- [JOB]
Pull each line holding "that" out of the entries below.

Entries with chart source code

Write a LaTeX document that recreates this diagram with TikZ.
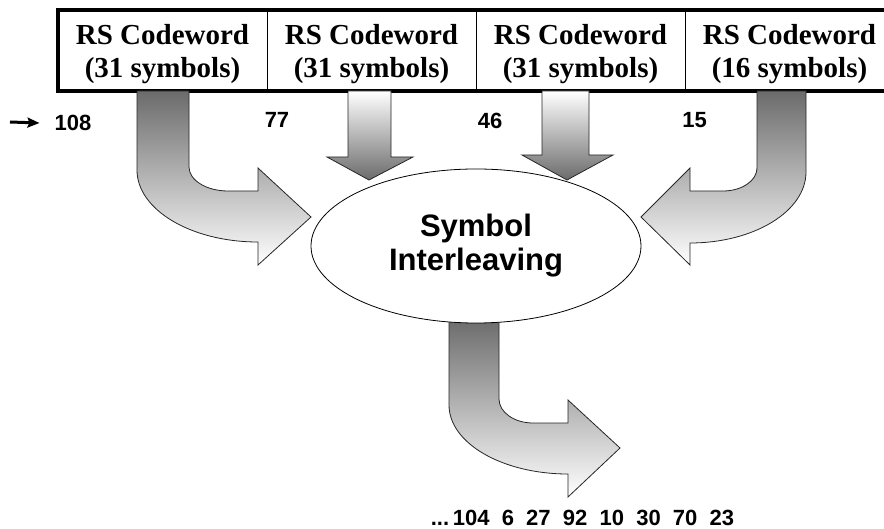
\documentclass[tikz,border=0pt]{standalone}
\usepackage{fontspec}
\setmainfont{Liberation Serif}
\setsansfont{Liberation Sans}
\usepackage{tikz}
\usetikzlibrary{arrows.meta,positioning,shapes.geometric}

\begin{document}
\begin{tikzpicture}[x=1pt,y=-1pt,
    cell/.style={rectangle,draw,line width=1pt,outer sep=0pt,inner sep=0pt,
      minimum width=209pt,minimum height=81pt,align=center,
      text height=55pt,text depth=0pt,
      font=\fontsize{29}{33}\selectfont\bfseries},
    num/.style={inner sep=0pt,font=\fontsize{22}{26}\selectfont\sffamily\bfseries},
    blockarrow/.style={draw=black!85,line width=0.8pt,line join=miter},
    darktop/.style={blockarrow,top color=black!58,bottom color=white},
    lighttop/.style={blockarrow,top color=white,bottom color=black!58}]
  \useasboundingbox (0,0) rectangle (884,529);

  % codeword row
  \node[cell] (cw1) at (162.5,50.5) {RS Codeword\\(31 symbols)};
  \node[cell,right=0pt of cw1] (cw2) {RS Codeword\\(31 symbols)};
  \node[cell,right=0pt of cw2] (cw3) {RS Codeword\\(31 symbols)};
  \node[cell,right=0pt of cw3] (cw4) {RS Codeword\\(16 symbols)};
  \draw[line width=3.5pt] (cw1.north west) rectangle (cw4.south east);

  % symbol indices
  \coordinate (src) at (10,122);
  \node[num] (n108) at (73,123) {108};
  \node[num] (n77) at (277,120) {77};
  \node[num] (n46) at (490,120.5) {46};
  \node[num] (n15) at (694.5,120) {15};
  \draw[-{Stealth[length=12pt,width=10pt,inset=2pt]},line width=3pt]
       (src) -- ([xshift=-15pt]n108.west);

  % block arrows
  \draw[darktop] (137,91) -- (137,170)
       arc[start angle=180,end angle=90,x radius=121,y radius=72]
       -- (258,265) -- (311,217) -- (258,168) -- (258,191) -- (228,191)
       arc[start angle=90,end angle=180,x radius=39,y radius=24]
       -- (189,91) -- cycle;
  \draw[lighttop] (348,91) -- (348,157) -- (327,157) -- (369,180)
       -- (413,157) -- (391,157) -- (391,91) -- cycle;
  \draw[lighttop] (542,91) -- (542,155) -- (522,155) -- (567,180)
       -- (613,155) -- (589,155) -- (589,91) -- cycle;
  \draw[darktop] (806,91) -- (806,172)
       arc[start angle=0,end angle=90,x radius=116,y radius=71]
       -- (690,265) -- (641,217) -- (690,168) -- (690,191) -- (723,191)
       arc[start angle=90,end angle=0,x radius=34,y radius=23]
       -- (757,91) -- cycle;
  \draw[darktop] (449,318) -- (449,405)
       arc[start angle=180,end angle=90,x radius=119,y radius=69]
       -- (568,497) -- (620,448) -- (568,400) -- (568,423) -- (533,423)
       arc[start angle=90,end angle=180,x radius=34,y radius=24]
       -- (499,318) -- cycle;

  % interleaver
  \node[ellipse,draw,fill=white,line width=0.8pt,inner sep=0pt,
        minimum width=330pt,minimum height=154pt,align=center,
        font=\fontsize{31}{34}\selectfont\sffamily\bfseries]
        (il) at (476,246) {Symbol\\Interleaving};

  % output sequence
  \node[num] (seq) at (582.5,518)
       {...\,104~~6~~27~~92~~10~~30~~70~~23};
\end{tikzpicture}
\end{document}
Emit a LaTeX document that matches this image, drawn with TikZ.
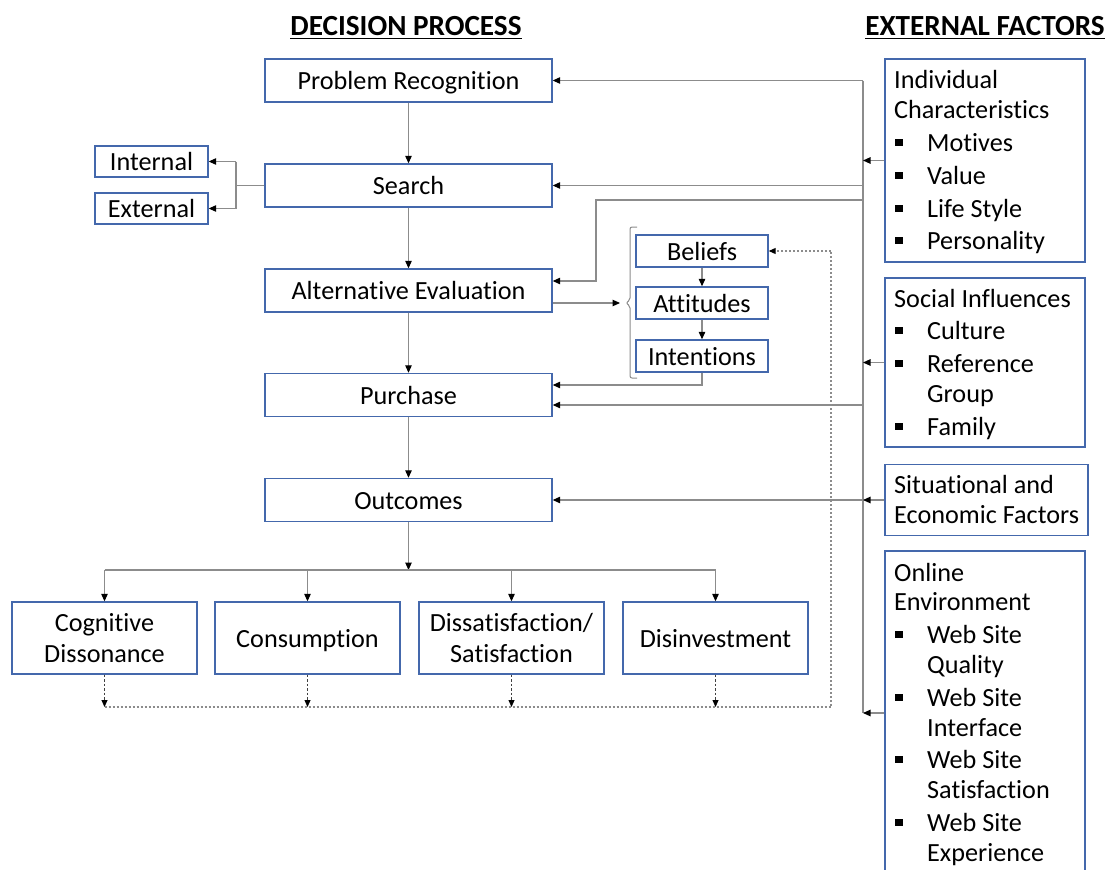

- [TASK RESPONSE]
Write a LaTeX document that recreates this diagram with TikZ.
Emit a LaTeX document that matches this image, drawn with TikZ.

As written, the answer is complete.